Pakistan: Baba Jan sentenced to life, barred from Gilgit-Baltistan by-election

June 15, 2016

Protest against sentencing of Baba Jan at his native village, Nasirabad, in Hunza on June 12. Photo: Awami Workers Party.

A bench of the appellate Supreme Court of Gilgit-Baltistan on June 7 upheld the decision of the anti-terrorist court (ATC) to sentence Gilgit-Baltistan leader of the left-wing Awami Workers Party (AWP), Baba Jan, to life imprisonment. Sentences were also confirmed on 11 other political activists from Hunza.

Baba Jan who was contesting from jail a by-election for a seat in the assembly of the Pakistani-administered Himalayan territory of Gilgit-Baltistan may now be disqualified based on this disputed and politically influenced court decision.

Journalists, political analysts, human right activists and other supporters of Baba Jan consider the court's decision a murder of justice.

Earlier the AWP won a decision in the Chief Court of Gilgit-Baltistan against the returning officer's decision rejecting Baba Jan's nomination for the by-election, which was scheduled to be held on May 28. The Chief Court remarked that since Baba Jan was appealing against the ATC's sentence of life imprisonment, he could not be considered a convict.

However Baba Jan's nomination papers were challenged in the appellate Supreme Court of Gilgit-Baltistan by Zafar Iqbal, a former candidate of Pakistan Peoples Party (PPP). The appellate Supreme Court postponed the by-election on May 25, saying that unless the suppressed aspects of Baba Jan's case are unveiled, the decision on his nomination papers cannot be made. Recently on June 9, the appellate Supreme Court of Gilgit-Baltistan upheld the decision of ATC.

Both appellate Supreme Court's decisions, postponement of by election and upholding of ATC decision, are a direct and brutal political victimisation of Baba Jan through state machinery by his political opponents – the ruling government of PMLN and other mainstream political parties, such as the PPP.
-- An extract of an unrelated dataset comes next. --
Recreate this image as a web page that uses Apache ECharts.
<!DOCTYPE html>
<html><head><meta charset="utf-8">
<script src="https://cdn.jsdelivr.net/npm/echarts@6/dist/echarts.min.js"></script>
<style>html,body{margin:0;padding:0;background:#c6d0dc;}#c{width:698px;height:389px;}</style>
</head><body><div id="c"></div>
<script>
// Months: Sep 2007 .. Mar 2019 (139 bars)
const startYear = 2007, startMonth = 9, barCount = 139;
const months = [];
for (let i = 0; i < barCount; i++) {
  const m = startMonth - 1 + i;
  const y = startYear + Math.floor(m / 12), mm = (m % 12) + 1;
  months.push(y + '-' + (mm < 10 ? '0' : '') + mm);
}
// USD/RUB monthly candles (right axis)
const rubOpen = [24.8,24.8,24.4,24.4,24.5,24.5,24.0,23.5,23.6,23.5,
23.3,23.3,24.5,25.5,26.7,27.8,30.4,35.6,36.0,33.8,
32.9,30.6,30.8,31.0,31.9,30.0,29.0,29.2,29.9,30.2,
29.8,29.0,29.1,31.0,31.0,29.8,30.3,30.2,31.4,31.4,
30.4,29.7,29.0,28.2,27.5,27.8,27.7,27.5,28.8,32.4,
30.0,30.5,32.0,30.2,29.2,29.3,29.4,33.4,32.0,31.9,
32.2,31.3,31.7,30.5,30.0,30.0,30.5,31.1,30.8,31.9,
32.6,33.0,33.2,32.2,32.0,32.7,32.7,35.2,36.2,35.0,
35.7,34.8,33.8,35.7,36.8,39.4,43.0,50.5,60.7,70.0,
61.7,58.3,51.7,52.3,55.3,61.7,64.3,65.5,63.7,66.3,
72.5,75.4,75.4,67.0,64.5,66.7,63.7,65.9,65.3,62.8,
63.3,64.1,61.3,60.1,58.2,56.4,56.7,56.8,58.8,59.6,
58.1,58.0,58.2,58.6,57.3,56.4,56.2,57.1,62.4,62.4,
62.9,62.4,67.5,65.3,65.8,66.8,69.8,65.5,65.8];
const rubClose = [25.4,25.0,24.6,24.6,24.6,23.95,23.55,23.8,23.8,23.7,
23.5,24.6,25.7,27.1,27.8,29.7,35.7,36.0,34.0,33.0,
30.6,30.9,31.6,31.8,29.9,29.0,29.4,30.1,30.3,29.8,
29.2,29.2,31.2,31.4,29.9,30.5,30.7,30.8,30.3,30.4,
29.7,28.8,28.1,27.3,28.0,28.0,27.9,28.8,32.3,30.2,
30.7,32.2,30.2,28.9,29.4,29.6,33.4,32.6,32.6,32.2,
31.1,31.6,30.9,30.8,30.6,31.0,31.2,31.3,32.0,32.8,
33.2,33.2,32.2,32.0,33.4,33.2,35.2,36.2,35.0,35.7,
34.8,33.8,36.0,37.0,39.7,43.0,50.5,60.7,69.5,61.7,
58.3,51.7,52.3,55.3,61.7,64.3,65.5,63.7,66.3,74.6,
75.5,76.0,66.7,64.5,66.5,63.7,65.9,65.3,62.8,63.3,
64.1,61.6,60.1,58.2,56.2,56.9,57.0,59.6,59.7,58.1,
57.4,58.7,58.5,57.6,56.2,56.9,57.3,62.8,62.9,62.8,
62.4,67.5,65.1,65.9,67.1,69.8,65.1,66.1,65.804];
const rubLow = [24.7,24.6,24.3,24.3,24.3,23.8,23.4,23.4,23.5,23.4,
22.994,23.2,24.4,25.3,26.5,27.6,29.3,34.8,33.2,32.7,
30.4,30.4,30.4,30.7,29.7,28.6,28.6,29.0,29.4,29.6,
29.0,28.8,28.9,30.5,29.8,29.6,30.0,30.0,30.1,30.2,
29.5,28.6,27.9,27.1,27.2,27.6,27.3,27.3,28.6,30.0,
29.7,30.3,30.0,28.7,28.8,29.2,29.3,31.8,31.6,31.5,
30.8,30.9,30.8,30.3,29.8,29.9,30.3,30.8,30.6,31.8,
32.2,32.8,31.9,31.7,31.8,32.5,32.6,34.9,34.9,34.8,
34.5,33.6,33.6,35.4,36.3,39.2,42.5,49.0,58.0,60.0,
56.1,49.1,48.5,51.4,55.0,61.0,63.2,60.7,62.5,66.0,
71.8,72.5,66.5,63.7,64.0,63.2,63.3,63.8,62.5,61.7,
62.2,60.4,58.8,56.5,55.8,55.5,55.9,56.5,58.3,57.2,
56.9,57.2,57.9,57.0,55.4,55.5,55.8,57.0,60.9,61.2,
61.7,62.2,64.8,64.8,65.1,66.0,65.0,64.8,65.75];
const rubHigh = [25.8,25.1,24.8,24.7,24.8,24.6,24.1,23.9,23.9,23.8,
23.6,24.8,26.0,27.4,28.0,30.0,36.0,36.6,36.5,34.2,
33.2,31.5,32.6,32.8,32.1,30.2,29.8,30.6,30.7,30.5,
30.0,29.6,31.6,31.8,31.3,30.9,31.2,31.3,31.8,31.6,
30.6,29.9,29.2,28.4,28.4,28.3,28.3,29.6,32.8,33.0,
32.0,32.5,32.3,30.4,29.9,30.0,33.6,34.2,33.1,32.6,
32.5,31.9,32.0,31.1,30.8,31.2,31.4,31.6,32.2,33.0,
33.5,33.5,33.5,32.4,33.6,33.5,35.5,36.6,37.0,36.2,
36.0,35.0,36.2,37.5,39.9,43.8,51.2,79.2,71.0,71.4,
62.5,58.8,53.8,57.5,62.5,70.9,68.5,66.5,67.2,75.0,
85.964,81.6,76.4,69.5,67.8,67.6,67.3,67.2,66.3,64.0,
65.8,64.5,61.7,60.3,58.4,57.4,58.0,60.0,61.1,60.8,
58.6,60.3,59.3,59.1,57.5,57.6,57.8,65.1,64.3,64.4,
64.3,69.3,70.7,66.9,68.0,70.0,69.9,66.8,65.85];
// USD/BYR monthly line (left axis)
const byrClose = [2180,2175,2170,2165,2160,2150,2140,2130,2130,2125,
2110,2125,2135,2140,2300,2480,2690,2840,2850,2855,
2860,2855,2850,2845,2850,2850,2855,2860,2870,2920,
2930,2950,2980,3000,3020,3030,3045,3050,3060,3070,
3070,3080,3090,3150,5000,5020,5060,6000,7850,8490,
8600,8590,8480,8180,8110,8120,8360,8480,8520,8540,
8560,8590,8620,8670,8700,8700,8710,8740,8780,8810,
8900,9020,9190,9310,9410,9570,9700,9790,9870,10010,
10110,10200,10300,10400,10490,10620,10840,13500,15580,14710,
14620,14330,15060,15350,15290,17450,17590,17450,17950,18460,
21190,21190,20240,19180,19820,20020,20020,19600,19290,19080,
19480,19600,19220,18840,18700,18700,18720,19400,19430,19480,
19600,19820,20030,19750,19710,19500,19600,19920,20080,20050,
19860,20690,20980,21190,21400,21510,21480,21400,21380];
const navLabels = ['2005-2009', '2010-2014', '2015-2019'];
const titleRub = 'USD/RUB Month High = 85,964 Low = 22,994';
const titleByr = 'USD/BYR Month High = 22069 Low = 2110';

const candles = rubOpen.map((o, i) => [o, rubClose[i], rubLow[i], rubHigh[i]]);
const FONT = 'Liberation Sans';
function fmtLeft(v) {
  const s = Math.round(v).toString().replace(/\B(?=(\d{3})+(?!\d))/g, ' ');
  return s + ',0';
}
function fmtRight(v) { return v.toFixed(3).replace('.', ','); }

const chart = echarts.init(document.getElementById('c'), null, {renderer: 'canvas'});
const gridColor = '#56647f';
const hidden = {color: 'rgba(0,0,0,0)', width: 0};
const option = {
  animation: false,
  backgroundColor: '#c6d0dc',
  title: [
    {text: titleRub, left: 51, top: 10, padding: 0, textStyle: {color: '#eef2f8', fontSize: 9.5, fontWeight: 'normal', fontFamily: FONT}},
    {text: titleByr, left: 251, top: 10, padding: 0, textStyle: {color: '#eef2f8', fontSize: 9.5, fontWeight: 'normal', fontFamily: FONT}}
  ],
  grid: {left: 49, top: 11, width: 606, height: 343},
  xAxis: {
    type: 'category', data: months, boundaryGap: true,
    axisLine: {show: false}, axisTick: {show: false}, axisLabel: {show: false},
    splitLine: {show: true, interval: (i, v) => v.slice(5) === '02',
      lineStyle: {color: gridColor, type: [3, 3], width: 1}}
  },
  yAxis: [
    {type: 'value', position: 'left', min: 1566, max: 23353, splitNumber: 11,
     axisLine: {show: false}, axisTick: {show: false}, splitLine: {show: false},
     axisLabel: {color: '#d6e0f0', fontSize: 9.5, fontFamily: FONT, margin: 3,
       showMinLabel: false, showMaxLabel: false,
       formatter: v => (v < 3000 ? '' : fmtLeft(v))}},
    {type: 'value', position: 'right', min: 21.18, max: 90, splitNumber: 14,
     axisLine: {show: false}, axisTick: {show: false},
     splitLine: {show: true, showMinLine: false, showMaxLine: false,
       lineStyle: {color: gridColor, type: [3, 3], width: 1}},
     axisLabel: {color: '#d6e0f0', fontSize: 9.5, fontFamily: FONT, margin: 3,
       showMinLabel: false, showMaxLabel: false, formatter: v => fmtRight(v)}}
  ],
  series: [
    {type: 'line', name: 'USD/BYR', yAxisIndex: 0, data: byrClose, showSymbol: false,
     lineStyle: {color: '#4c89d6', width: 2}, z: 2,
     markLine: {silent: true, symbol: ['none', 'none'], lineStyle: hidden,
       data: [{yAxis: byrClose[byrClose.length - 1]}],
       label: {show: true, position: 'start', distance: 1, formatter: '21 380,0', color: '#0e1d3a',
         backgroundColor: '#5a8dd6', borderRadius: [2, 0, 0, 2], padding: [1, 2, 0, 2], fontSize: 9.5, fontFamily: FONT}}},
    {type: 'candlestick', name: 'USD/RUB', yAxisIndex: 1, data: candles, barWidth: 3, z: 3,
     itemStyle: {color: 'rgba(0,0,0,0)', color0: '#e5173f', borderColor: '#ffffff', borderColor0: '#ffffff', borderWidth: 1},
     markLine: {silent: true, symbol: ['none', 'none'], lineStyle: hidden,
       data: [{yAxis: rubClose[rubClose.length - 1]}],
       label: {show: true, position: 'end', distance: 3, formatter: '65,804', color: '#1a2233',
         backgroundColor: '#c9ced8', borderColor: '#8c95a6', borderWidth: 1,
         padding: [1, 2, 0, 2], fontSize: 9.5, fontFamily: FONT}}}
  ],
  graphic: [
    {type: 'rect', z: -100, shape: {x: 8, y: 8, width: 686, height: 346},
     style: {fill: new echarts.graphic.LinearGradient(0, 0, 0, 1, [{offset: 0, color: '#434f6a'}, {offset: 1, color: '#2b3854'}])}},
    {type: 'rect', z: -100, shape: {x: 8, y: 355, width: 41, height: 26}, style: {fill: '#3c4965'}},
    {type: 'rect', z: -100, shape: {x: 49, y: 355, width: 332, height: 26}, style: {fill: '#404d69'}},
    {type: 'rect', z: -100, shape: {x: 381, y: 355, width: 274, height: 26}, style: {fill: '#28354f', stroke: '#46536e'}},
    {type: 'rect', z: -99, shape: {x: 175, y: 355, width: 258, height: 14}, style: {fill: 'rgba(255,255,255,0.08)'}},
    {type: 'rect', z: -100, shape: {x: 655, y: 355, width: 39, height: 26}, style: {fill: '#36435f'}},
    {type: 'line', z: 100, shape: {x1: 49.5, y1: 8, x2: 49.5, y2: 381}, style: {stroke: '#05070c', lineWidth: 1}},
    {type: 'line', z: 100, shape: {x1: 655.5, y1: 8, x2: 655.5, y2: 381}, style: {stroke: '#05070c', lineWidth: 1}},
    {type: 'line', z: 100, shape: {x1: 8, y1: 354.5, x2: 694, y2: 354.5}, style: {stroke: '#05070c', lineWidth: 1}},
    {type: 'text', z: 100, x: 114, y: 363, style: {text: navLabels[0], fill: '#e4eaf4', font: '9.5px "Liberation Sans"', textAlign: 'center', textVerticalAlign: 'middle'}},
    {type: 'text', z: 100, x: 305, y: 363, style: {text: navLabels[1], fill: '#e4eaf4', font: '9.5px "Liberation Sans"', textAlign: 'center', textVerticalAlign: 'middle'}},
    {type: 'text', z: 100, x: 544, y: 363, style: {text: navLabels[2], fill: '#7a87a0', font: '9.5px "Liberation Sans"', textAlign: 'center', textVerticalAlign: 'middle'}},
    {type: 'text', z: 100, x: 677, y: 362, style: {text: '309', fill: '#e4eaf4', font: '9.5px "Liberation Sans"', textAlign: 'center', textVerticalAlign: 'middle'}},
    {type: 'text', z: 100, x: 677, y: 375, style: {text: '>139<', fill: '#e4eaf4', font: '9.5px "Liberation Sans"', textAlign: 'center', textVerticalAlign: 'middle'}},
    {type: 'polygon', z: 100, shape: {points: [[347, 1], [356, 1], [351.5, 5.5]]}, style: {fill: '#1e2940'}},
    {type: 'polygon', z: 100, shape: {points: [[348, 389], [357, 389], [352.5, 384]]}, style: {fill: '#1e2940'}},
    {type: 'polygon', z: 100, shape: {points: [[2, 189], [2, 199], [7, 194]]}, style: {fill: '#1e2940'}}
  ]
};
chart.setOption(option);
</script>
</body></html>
The other political activists, who each got 40 year jail sentences, include Shukurullah Baig, Iftikhar Hussain, Aleem, Irfan Ali, Sarfraz, Rasheed, Sher Khan and Musa. Their only crime was to raise their voices for the compensation by Pakistan for people of the Hunza valley in 2010 after devastating landslides that followed flooding caused by climate change.

The AWP has announced a country wide mass movement for the release of Baba Jan and other political prisoners. They further demand that the judicial commission's inquiry report of the Ali Abad disaster should be made public. They are aiming to launch peaceful protests at every possible forum against this biased court's decision.

A review petition against court's decision will be submitted by the AWP.

The court's decision will seriously shake people's trust of the higher judiciary of the country.

The major threat to mainstream political parties and the establishment is that if Baba Jan wins a seat in assembly of Gilgit-Baltistan, he may lead huge resistance to the Pakistan China Economic Corridor project. The local people of Gilgit-Baltistan are most likely to be left out of the gains of the project.

Considering that constitutionally Gilgit-Baltistan is not part of Pakistan – and is also claimed by India – the rising distrust of the Gilgit-Baltistan people of Pakistani state institutions could, in the long run, have serious impacts on the geopolitical situation of the region.